A lot of folks had a major problem with being hacked through an ancient exploit that no one caught from things related to UT2k4.
Even though it should be in place by PP launch, it doesn’t support cloud saves.
You can’t play offline.
It doesn’t have user reviews or discussions, which means devs don’t have to deal with bombing or harassment there, but also makes it harder for gamers to get info about the game.
There’s some math showing that the monetary difference isn’t really all that great. Epic takes 6% vs Steam’s 30%, but they also use that to lower sale price (except in EU, where you’ll pay full price). On a 60$ game, that means devs in the US (where Epic price will be $50) will see $2 more per sale (which will add up to a lot, but is less than the 6/30 difference sounds like). In EU, where the steam and epic price are the same, devs will see a lot more of it.

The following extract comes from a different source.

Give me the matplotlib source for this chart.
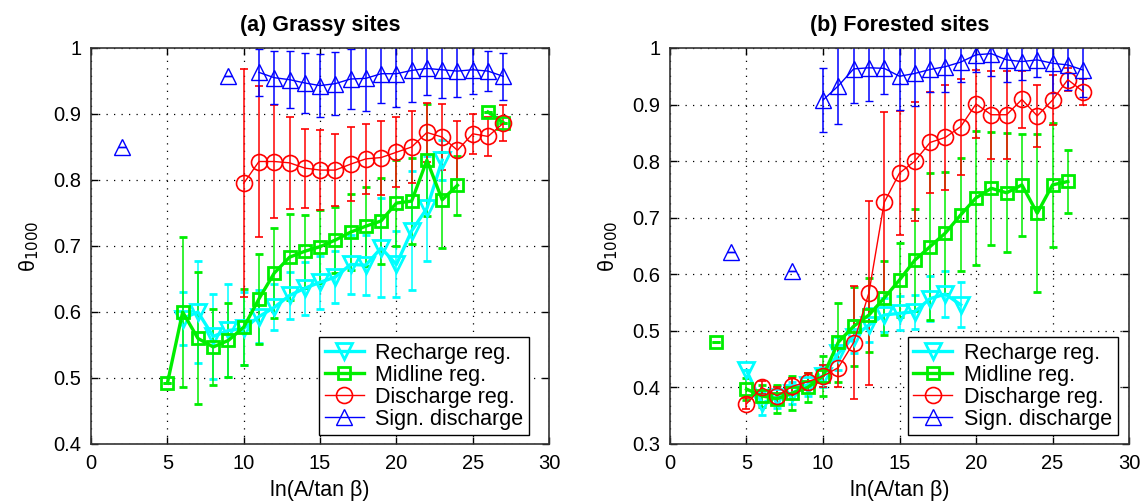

Exclusivity deals are a Blight upon gaming. In this case, it smacks of market manipulation and attempted monopoly building. While decisions like keeping RDR, Until Dawn, and the Last of Us off of PC are up to the makers, it still sucks for PC gaming. Exclusivity never benefits gamers, even in the cases where it doesn’t specifically harm them.
Personally, Epic had a runaway success with Fortnite, obtained by screwing over the folks who bought it in its original form (a survival game, not a BR… much like Sony/Daybreak pulled with h1z1), and are trying to capitalize on it by ramming another game collection down our throats, the same exact thing that Valve did when they hit big and then came out with Steam. The big difference being, Steam filled a niche thst wasn’t being well served at the time, where as Epic is just pulling an also-ran that they will be perfectly happy with even if it crashes and burns, because the exclusivity will guarantee they make enough money to be worthwhile. Valve is and was always invested in making sure Steam was a success and supported permanently. Epic has no such need. Much like Fortnite itself, it’s built on a shaky foundation that WILL eventually be largely abandoned by gamers. By then, Epic will have tons of cash, and others will be encouraged to follow in their footsteps.
Maybe this WILL be for the best for Phoenix Point, but I can’t help but think this move turns Snapshot into a one and done. I don’t think they’ll ever see as much support from the community as they had launching PP, even if it does turn out to be a hit. And if it’s not, this decision will follow them around like an albatross for everything they do afterwards. I’d really rather not see Gollop wind up in the same thoughtspace as Molyneux in a few years.